Un prof arrive en classe, tendu et préoccupé. Il a des choses à dire aux élèves, non pas un énième cours qu’ils écouteraient d’un quart d’oreille, mais des choses sur la classe, sur ce qui fait d’eux des « élèves », des êtres censés s’élever, s’arracher à une passivité intellectuelle afin de s’émanciper. Mais la salle est vide… Tant mieux ! Le prof va pouvoir enfin dire aux tables et aux chaises ce qu’il pense et ressent, ce que l’on tait d’ordinaire, il va « ouvrir sa gueule » et même « pousser une gueulante ». Geoffrey Rouge-Carrassat qui a lui-même enseigné le théâtre lors d’une résidence d’artiste dans un collège de Montreuil, connaît son sujet et incarne un prof aussi authentique qu’excentrique, libéré pour un temps du règlement intérieur qui discipline les pratiques et les corps. Le décor est strictement réduit à un mobilier scolaire basique mais la belle idée de mise en scène est de le moduler en fonction du discours. La surprise est totale quand nous découvrons que la salle de classe se métamorphose parfaitement en cage aux fauves ! Certes, « La discipline transforme l’animalité en humanité. » disait le philosophe et professeur Emmanuel Kant (1724-1804) mais faut-il en arriver au dressage permanent ? Souvent, d’un cours un peu limite, on dit que « c’était le cirque ». Ici, on franchit toutes les limites et ça reste du théâtre. N’est-il pas fait pour cela?      

Le roi du silence

On connaît tous le jeu enfantin consistant à faire silence en essayant de tenir plus longtemps. Quand c’est le je qui est sommé de se taire, enfermé dans une injonction sociétale et maternelle, il risque la scoliose psychique ! Ne surtout pas dire qu’il préfère les garçons aux filles ! Coming out signifie d’abord « sortie ». À l’occasion de la mort de sa mère, le personnage devient roi de la parole et sort du jeu social en sortant de lui-même. Une longue table massive. À une extrémité, un siège royal style Louis XIV, à l’autre une urne funéraire. Entre les deux, un dialogue enfin possible car mené par un seul des interlocuteurs, le survivant. Tout va être dit, déballé même. À sa mère que le comédien fait parler dans une cocasse imitation de son italianité et qui ose lâcher « Rien ne prouve scientifiquement ma culpabilité », le fils répond à toutes les mères castratrices : « Vous avez tort de donner la vie comme si vous donniez la vôtre ». Le personnage perd au jeu mais gagne au Je ! Vider son sac. C’est peu dire en comparaison de la façon aussi inattendue que fantaisiste dont sera vidée l’urne… Merveilleuse et poétique dispersion.
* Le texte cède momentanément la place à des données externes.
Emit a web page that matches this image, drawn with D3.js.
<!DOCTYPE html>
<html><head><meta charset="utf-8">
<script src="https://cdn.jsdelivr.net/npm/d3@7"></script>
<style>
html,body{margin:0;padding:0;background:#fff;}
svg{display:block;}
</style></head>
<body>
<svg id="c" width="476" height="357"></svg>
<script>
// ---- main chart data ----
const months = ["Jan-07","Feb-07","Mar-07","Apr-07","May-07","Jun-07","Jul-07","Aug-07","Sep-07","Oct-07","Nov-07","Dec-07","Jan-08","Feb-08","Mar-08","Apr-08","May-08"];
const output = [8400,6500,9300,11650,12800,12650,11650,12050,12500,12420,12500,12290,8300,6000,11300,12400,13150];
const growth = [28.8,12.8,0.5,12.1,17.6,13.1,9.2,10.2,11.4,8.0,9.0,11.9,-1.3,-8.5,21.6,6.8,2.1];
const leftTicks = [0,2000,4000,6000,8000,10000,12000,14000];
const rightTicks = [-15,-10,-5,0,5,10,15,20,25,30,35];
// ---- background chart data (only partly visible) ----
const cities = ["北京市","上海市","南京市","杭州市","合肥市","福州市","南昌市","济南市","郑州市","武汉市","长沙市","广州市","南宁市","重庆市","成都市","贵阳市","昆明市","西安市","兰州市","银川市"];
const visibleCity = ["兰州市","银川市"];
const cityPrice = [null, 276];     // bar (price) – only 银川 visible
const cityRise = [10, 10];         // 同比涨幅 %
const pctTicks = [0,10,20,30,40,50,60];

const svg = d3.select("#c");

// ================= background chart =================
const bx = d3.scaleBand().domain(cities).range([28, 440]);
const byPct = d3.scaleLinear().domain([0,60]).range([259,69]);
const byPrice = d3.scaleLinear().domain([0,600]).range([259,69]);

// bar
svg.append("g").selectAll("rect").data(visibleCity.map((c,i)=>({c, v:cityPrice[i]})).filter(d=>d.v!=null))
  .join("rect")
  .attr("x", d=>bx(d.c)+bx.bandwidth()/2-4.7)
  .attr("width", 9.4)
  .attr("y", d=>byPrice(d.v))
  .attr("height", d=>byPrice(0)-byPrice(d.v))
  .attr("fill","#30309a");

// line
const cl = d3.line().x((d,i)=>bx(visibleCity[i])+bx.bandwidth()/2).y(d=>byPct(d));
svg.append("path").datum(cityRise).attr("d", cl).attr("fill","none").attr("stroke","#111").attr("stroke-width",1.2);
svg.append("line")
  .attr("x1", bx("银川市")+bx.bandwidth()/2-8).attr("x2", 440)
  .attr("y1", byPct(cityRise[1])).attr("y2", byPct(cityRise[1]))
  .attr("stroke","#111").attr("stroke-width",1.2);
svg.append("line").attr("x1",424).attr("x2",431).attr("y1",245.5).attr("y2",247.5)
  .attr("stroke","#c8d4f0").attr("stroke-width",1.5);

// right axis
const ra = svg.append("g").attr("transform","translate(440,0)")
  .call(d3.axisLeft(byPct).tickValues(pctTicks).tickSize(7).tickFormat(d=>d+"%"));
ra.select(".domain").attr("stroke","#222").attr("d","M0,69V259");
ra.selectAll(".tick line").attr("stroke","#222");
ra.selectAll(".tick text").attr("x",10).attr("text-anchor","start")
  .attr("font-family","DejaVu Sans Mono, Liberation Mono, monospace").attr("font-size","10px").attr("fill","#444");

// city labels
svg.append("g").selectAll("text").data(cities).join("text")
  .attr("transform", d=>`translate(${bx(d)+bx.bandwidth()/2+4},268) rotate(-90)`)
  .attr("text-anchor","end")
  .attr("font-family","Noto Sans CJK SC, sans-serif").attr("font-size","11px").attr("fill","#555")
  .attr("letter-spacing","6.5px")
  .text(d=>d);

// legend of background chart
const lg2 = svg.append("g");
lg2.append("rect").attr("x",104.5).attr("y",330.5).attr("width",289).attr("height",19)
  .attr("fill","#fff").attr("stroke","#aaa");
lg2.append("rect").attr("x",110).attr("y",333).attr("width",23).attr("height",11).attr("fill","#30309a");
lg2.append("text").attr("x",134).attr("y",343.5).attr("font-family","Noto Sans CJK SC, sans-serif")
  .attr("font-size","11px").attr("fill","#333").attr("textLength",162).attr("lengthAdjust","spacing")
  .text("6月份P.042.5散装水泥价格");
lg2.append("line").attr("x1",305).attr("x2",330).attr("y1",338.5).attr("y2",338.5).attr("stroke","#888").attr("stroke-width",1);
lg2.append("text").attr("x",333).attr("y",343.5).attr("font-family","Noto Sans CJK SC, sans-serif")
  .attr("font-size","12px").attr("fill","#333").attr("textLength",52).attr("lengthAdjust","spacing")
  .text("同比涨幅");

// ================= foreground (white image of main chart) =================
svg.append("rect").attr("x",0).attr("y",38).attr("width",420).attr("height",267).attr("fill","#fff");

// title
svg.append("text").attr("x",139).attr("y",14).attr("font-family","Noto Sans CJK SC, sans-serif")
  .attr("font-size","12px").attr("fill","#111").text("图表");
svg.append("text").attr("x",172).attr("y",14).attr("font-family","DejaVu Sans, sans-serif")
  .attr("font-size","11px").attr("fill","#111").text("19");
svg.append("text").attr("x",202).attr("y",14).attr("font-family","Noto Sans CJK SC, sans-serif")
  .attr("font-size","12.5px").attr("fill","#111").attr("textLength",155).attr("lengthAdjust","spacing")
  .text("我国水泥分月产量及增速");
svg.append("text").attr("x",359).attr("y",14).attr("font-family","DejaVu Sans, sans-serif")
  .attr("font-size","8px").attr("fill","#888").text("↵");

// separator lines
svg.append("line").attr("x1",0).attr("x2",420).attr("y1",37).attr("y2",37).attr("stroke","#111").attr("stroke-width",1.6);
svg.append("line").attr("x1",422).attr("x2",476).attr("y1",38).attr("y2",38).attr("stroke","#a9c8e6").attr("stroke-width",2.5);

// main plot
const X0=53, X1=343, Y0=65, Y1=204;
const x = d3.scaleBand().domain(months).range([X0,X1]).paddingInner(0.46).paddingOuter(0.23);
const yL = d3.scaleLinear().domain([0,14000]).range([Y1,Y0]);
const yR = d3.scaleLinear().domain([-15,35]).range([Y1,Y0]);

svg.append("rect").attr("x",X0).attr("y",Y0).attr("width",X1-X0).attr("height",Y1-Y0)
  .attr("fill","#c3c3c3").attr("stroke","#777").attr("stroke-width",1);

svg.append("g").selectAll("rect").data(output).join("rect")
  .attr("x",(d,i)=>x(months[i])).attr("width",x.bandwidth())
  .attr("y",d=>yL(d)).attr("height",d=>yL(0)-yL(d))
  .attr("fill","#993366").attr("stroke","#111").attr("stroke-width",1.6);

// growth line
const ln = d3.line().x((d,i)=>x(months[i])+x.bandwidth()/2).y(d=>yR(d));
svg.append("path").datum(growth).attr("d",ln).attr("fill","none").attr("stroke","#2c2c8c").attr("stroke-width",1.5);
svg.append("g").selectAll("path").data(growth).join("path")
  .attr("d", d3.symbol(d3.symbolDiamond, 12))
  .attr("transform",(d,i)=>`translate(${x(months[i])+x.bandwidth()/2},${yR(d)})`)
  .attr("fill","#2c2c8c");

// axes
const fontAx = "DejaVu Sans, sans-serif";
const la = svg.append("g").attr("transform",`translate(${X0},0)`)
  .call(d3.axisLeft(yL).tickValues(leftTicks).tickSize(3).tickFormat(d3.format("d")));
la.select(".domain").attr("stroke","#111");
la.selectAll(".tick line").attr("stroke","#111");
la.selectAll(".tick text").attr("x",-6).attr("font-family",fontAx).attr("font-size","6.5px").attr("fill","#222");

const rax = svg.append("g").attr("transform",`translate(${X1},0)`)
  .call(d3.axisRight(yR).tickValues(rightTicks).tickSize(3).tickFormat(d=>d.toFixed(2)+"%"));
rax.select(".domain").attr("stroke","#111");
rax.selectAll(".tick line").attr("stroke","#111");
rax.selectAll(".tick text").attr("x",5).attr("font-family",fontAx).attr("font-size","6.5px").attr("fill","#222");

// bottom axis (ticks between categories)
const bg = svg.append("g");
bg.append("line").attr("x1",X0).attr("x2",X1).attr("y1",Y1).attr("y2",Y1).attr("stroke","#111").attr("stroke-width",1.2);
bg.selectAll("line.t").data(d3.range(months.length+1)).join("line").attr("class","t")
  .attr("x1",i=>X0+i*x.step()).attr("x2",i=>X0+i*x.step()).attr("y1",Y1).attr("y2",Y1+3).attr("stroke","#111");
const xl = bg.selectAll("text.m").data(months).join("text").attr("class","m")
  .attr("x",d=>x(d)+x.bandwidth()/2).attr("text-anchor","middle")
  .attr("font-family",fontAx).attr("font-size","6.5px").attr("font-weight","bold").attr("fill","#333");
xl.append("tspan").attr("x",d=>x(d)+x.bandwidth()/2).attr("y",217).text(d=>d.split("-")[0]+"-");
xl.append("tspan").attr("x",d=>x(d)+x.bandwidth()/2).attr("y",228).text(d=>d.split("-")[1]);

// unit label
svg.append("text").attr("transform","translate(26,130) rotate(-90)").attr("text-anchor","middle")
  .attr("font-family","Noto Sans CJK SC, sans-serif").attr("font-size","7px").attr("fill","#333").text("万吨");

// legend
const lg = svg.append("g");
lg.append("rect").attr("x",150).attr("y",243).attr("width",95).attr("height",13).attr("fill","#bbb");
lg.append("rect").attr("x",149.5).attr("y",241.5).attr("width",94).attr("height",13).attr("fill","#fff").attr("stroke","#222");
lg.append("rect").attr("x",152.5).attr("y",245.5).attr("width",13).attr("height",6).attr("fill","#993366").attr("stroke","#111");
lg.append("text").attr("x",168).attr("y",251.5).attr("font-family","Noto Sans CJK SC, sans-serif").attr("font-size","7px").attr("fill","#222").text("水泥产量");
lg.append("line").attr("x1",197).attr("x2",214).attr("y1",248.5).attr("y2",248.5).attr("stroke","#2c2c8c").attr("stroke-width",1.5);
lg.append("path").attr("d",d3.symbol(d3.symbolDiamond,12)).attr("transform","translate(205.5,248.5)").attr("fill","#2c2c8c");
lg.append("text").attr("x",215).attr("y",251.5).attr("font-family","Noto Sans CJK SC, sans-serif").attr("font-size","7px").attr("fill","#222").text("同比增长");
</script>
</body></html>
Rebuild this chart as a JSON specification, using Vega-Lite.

Sur scène, la force, l’énergie du jeu sont proportionnelles à l’enjeu de purgation et d’émancipation personnelle de l’acteur lui-même. Oui, c’est du théâtre autobiographique. Il fallait bien dénoncer « le viol d’une oreille par les mots empoisonnés » et affirmer « le droit légitime de se servir de son corps comme on veut. » Ce roi de la parole libérée sait formidablement bien jouer avec son corps « déscoliogisé », lui faire habiter tout l’espace scénique dans un corps à corps avec lui-même et le décor. Il faut entendre la clameur de ce cri souverain !

Dépôt de bilan

En général, un dépôt de bilan comptable permet à ses dirigeants d’éviter de payer les créances d’une entreprise en faillite. Ici la faillite est celle du dirigeant lui-même. Il paye de sa personne non pas un échec économique, mais un excès de travail, de management sans ménagement, d’investissement improductif de soi dans une « boite » comme on dit – c’est tout dire ! A peine rentré de vacances, ce petit patron retombe dans son addiction à la réussite professionnelle. Son discours névrotique au débit précipité témoigne de son degré d’aliénation. Le crescendo atteint son paroxysme : l’homme pourrait se désintégrer en plein vol comme un avion abattu par un missile. Non, il se tait. Vidé de toute parole humaine, il pousse des cris d’animaux. Privé de toute subjectivité, c’est tel un robot qu’il ira jusqu’au bout de sa folie programmée : détruire symboliquement l’entreprise !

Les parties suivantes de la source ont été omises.